## Begin

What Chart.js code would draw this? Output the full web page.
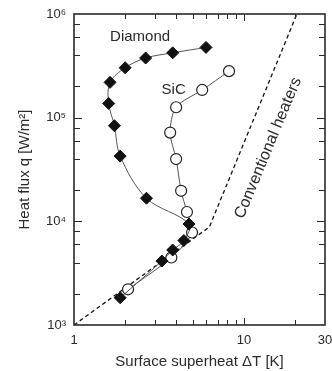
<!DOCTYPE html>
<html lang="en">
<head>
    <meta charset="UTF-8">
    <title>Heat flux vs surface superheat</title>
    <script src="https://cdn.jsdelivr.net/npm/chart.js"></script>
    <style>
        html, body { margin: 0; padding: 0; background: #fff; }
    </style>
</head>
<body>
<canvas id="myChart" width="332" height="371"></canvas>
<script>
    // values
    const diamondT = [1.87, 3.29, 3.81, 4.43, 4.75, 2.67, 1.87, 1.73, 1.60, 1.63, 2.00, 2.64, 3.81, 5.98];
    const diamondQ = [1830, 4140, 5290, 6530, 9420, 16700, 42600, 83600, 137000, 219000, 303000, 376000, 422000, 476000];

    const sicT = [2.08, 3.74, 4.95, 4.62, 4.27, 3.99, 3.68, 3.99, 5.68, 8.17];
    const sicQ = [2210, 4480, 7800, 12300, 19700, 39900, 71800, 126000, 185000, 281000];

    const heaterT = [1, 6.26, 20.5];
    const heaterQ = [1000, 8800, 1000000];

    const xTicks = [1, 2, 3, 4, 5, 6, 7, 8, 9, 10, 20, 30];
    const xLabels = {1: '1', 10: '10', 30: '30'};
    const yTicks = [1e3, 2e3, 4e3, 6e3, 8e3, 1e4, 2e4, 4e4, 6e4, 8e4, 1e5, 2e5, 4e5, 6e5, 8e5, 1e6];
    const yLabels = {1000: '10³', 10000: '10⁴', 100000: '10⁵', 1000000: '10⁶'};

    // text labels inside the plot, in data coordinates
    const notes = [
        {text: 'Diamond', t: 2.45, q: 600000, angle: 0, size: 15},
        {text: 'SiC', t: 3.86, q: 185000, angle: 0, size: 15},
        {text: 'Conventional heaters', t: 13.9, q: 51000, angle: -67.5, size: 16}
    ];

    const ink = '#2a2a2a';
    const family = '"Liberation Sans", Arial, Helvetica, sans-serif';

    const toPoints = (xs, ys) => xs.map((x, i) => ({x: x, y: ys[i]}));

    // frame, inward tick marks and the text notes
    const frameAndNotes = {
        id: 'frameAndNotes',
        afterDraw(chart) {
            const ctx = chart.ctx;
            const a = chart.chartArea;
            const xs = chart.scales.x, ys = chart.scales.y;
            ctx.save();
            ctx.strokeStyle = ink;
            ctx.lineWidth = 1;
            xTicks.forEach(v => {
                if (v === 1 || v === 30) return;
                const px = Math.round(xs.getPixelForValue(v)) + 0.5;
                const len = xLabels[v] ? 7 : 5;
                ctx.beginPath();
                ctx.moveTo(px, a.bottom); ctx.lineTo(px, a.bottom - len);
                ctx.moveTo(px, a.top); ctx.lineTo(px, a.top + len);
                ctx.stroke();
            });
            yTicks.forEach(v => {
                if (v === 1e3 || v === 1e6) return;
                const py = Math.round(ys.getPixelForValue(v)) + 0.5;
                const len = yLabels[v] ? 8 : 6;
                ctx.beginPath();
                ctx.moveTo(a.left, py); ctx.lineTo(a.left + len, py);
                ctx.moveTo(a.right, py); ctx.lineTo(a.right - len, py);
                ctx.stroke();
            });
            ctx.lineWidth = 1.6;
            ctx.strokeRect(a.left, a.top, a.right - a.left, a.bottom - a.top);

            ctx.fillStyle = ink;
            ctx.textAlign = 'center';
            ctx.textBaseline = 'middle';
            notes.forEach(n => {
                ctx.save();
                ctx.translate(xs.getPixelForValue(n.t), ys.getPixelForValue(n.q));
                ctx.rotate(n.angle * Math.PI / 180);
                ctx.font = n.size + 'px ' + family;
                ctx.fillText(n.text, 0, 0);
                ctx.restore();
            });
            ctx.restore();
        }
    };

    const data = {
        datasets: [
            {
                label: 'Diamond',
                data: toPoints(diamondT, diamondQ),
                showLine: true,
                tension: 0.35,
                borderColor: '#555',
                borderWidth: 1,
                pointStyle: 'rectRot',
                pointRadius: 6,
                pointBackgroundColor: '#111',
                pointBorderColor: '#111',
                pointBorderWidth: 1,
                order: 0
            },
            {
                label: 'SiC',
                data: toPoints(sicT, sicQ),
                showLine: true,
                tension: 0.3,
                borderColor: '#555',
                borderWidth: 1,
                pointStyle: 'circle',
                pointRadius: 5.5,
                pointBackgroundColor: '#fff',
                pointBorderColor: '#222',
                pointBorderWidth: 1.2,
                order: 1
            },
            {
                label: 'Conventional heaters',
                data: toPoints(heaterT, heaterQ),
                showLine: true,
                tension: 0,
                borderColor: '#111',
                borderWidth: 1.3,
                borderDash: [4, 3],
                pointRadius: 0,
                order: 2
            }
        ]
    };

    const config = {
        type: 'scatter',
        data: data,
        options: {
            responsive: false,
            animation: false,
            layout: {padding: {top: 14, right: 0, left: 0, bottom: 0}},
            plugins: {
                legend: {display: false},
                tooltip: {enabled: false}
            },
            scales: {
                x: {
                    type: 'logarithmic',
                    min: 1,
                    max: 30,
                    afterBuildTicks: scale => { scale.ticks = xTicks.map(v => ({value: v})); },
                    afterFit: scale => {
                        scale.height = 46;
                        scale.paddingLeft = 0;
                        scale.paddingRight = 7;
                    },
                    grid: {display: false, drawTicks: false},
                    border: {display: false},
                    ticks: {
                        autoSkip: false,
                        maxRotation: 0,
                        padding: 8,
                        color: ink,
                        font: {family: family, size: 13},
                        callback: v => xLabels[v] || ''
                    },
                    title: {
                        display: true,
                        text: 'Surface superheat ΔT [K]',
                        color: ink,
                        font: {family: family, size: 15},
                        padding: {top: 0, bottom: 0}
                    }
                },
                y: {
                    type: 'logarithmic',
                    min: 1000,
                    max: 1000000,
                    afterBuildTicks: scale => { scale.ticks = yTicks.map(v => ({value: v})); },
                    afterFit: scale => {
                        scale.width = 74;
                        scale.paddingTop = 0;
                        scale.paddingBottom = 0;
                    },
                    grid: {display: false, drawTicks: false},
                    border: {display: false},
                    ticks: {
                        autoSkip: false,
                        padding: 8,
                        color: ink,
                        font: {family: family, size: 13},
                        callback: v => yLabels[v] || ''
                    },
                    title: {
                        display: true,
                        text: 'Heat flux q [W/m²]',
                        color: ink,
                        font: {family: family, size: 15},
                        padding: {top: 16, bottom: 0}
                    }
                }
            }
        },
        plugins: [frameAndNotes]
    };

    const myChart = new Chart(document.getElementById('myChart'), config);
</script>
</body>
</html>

## End

→ **Task goal**
Return each line exactly as written. Any picture gets left out.

→ **Solution below**
What Chart.js code would draw this? Output the full web page.
<!DOCTYPE html>
<html lang="en">
<head>
    <meta charset="UTF-8">
    <title>Heat flux vs surface superheat</title>
    <script src="https://cdn.jsdelivr.net/npm/chart.js"></script>
    <style>
        html, body { margin: 0; padding: 0; background: #fff; }
    </style>
</head>
<body>
<canvas id="myChart" width="332" height="371"></canvas>
<script>
    // values
    const diamondT = [1.87, 3.29, 3.81, 4.43, 4.75, 2.67, 1.87, 1.73, 1.60, 1.63, 2.00, 2.64, 3.81, 5.98];
    const diamondQ = [1830, 4140, 5290, 6530, 9420, 16700, 42600, 83600, 137000, 219000, 303000, 376000, 422000, 476000];

    const sicT = [2.08, 3.74, 4.95, 4.62, 4.27, 3.99, 3.68, 3.99, 5.68, 8.17];
    const sicQ = [2210, 4480, 7800, 12300, 19700, 39900, 71800, 126000, 185000, 281000];

    const heaterT = [1, 6.26, 20.5];
    const heaterQ = [1000, 8800, 1000000];

    const xTicks = [1, 2, 3, 4, 5, 6, 7, 8, 9, 10, 20, 30];
    const xLabels = {1: '1', 10: '10', 30: '30'};
    const yTicks = [1e3, 2e3, 4e3, 6e3, 8e3, 1e4, 2e4, 4e4, 6e4, 8e4, 1e5, 2e5, 4e5, 6e5, 8e5, 1e6];
    const yLabels = {1000: '10³', 10000: '10⁴', 100000: '10⁵', 1000000: '10⁶'};

    // text labels inside the plot, in data coordinates
    const notes = [
        {text: 'Diamond', t: 2.45, q: 600000, angle: 0, size: 15},
        {text: 'SiC', t: 3.86, q: 185000, angle: 0, size: 15},
        {text: 'Conventional heaters', t: 13.9, q: 51000, angle: -67.5, size: 16}
    ];

    const ink = '#2a2a2a';
    const family = '"Liberation Sans", Arial, Helvetica, sans-serif';

    const toPoints = (xs, ys) => xs.map((x, i) => ({x: x, y: ys[i]}));

    // frame, inward tick marks and the text notes
    const frameAndNotes = {
        id: 'frameAndNotes',
        afterDraw(chart) {
            const ctx = chart.ctx;
            const a = chart.chartArea;
            const xs = chart.scales.x, ys = chart.scales.y;
            ctx.save();
            ctx.strokeStyle = ink;
            ctx.lineWidth = 1;
            xTicks.forEach(v => {
                if (v === 1 || v === 30) return;
                const px = Math.round(xs.getPixelForValue(v)) + 0.5;
                const len = xLabels[v] ? 7 : 5;
                ctx.beginPath();
                ctx.moveTo(px, a.bottom); ctx.lineTo(px, a.bottom - len);
                ctx.moveTo(px, a.top); ctx.lineTo(px, a.top + len);
                ctx.stroke();
            });
            yTicks.forEach(v => {
                if (v === 1e3 || v === 1e6) return;
                const py = Math.round(ys.getPixelForValue(v)) + 0.5;
                const len = yLabels[v] ? 8 : 6;
                ctx.beginPath();
                ctx.moveTo(a.left, py); ctx.lineTo(a.left + len, py);
                ctx.moveTo(a.right, py); ctx.lineTo(a.right - len, py);
                ctx.stroke();
            });
            ctx.lineWidth = 1.6;
            ctx.strokeRect(a.left, a.top, a.right - a.left, a.bottom - a.top);

            ctx.fillStyle = ink;
            ctx.textAlign = 'center';
            ctx.textBaseline = 'middle';
            notes.forEach(n => {
                ctx.save();
                ctx.translate(xs.getPixelForValue(n.t), ys.getPixelForValue(n.q));
                ctx.rotate(n.angle * Math.PI / 180);
                ctx.font = n.size + 'px ' + family;
                ctx.fillText(n.text, 0, 0);
                ctx.restore();
            });
            ctx.restore();
        }
    };

    const data = {
        datasets: [
            {
                label: 'Diamond',
                data: toPoints(diamondT, diamondQ),
                showLine: true,
                tension: 0.35,
                borderColor: '#555',
                borderWidth: 1,
                pointStyle: 'rectRot',
                pointRadius: 6,
                pointBackgroundColor: '#111',
                pointBorderColor: '#111',
                pointBorderWidth: 1,
                order: 0
            },
            {
                label: 'SiC',
                data: toPoints(sicT, sicQ),
                showLine: true,
                tension: 0.3,
                borderColor: '#555',
                borderWidth: 1,
                pointStyle: 'circle',
                pointRadius: 5.5,
                pointBackgroundColor: '#fff',
                pointBorderColor: '#222',
                pointBorderWidth: 1.2,
                order: 1
            },
            {
                label: 'Conventional heaters',
                data: toPoints(heaterT, heaterQ),
                showLine: true,
                tension: 0,
                borderColor: '#111',
                borderWidth: 1.3,
                borderDash: [4, 3],
                pointRadius: 0,
                order: 2
            }
        ]
    };

    const config = {
        type: 'scatter',
        data: data,
        options: {
            responsive: false,
            animation: false,
            layout: {padding: {top: 14, right: 0, left: 0, bottom: 0}},
            plugins: {
                legend: {display: false},
                tooltip: {enabled: false}
            },
            scales: {
                x: {
                    type: 'logarithmic',
                    min: 1,
                    max: 30,
                    afterBuildTicks: scale => { scale.ticks = xTicks.map(v => ({value: v})); },
                    afterFit: scale => {
                        scale.height = 46;
                        scale.paddingLeft = 0;
                        scale.paddingRight = 7;
                    },
                    grid: {display: false, drawTicks: false},
                    border: {display: false},
                    ticks: {
                        autoSkip: false,
                        maxRotation: 0,
                        padding: 8,
                        color: ink,
                        font: {family: family, size: 13},
                        callback: v => xLabels[v] || ''
                    },
                    title: {
                        display: true,
                        text: 'Surface superheat ΔT [K]',
                        color: ink,
                        font: {family: family, size: 15},
                        padding: {top: 0, bottom: 0}
                    }
                },
                y: {
                    type: 'logarithmic',
                    min: 1000,
                    max: 1000000,
                    afterBuildTicks: scale => { scale.ticks = yTicks.map(v => ({value: v})); },
                    afterFit: scale => {
                        scale.width = 74;
                        scale.paddingTop = 0;
                        scale.paddingBottom = 0;
                    },
                    grid: {display: false, drawTicks: false},
                    border: {display: false},
                    ticks: {
                        autoSkip: false,
                        padding: 8,
                        color: ink,
                        font: {family: family, size: 13},
                        callback: v => yLabels[v] || ''
                    },
                    title: {
                        display: true,
                        text: 'Heat flux q [W/m²]',
                        color: ink,
                        font: {family: family, size: 15},
                        padding: {top: 16, bottom: 0}
                    }
                }
            }
        },
        plugins: [frameAndNotes]
    };

    const myChart = new Chart(document.getElementById('myChart'), config);
</script>
</body>
</html>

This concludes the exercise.